>> Start
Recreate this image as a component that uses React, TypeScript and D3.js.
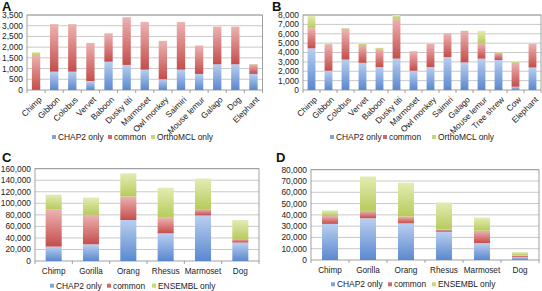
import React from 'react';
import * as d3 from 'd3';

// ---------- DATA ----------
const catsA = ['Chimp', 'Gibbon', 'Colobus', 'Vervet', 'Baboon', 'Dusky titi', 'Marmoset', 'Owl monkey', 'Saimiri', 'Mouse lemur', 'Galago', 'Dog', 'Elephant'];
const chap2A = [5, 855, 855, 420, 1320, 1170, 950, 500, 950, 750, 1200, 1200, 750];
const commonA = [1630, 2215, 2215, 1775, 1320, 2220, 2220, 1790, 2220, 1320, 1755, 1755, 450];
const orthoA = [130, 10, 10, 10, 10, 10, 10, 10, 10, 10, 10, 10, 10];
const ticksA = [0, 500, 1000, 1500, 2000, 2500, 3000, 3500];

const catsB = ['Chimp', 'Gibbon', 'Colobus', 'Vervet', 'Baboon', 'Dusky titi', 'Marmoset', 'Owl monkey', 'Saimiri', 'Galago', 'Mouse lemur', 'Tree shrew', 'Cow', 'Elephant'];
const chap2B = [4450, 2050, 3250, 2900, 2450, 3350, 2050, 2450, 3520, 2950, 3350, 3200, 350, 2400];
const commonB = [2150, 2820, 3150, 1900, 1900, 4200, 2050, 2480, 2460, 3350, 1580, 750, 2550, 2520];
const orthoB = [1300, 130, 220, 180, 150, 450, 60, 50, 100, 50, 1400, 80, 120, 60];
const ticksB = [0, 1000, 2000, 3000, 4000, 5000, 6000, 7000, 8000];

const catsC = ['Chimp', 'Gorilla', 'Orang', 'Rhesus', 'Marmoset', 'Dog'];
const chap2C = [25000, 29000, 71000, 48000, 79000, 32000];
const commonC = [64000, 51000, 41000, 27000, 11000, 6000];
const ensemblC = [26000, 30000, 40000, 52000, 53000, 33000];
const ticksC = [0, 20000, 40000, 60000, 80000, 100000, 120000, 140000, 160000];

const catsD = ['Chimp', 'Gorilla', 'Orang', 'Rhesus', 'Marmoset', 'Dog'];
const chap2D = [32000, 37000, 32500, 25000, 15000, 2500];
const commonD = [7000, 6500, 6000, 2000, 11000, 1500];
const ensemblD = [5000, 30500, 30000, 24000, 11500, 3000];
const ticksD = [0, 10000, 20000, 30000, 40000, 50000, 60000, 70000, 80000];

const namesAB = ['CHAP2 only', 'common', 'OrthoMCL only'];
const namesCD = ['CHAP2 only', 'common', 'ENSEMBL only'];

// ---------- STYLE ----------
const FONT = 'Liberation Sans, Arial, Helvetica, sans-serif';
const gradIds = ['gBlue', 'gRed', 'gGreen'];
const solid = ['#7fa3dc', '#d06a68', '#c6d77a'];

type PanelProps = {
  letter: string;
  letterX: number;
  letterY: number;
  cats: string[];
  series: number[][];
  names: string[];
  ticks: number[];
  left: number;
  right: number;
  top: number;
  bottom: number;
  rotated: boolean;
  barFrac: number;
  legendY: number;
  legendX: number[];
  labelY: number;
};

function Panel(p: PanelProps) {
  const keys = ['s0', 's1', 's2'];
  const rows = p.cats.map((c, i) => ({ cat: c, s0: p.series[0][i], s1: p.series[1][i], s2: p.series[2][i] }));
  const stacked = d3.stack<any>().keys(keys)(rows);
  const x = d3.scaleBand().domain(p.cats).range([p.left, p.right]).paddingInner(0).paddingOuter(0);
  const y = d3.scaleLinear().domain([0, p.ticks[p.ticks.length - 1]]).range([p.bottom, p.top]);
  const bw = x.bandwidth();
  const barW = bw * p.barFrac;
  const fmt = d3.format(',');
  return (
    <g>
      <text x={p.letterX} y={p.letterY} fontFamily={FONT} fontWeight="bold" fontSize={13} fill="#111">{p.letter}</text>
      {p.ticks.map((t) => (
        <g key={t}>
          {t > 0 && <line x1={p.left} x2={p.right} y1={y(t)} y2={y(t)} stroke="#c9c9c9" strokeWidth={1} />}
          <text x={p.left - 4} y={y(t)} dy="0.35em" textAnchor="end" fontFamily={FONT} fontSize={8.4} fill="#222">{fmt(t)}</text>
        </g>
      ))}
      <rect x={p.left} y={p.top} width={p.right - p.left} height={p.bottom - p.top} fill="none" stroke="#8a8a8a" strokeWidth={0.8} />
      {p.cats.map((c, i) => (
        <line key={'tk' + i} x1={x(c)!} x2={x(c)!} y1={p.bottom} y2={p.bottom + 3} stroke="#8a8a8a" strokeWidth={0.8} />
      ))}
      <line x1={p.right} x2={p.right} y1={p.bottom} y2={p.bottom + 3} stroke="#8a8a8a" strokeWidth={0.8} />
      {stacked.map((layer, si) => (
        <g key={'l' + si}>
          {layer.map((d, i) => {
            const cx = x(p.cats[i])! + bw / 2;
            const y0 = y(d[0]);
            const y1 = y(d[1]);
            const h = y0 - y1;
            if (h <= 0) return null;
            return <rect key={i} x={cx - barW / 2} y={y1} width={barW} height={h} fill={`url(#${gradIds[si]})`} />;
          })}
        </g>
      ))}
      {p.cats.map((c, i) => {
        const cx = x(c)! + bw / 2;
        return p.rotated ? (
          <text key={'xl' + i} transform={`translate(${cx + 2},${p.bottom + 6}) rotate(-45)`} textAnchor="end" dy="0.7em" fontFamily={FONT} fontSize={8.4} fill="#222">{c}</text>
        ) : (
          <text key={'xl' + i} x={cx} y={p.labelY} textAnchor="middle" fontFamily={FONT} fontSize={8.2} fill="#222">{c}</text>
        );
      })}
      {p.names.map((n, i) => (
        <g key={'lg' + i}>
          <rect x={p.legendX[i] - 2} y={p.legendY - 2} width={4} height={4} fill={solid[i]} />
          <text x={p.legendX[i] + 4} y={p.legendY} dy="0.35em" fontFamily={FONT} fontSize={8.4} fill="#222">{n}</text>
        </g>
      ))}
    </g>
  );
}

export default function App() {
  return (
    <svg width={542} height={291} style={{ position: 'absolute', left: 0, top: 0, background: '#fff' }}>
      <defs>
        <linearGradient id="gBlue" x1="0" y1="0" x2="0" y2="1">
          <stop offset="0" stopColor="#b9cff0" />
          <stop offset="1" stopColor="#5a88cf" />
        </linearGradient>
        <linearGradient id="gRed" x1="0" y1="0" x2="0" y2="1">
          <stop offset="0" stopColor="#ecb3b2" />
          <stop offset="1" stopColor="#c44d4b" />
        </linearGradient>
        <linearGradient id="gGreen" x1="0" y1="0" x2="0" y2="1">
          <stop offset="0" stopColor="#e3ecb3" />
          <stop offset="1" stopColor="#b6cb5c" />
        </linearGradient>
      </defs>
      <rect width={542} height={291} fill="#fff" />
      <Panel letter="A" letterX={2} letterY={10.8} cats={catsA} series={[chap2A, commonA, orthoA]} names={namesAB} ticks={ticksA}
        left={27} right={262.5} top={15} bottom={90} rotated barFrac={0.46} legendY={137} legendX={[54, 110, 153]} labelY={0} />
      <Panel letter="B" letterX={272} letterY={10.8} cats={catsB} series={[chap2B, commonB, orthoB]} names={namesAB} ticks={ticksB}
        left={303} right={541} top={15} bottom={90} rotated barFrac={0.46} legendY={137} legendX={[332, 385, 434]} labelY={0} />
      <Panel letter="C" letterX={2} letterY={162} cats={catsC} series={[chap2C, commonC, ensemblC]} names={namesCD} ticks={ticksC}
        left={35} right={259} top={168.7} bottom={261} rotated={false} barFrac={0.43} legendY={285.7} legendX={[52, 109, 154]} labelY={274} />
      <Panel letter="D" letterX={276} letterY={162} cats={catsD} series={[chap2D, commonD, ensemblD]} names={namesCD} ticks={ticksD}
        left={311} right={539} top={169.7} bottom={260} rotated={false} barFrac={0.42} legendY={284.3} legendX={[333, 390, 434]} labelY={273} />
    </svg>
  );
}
>> End
▸ **Short exercise**: Give again, word for word, every line from the top of the data through the line with "import * as d3 from 'd3';", both ends included, and exclude the pictures.

▸ **Reply to the exercise**:
Recreate this image as a component that uses React, TypeScript and D3.js.
import React from 'react';
import * as d3 from 'd3';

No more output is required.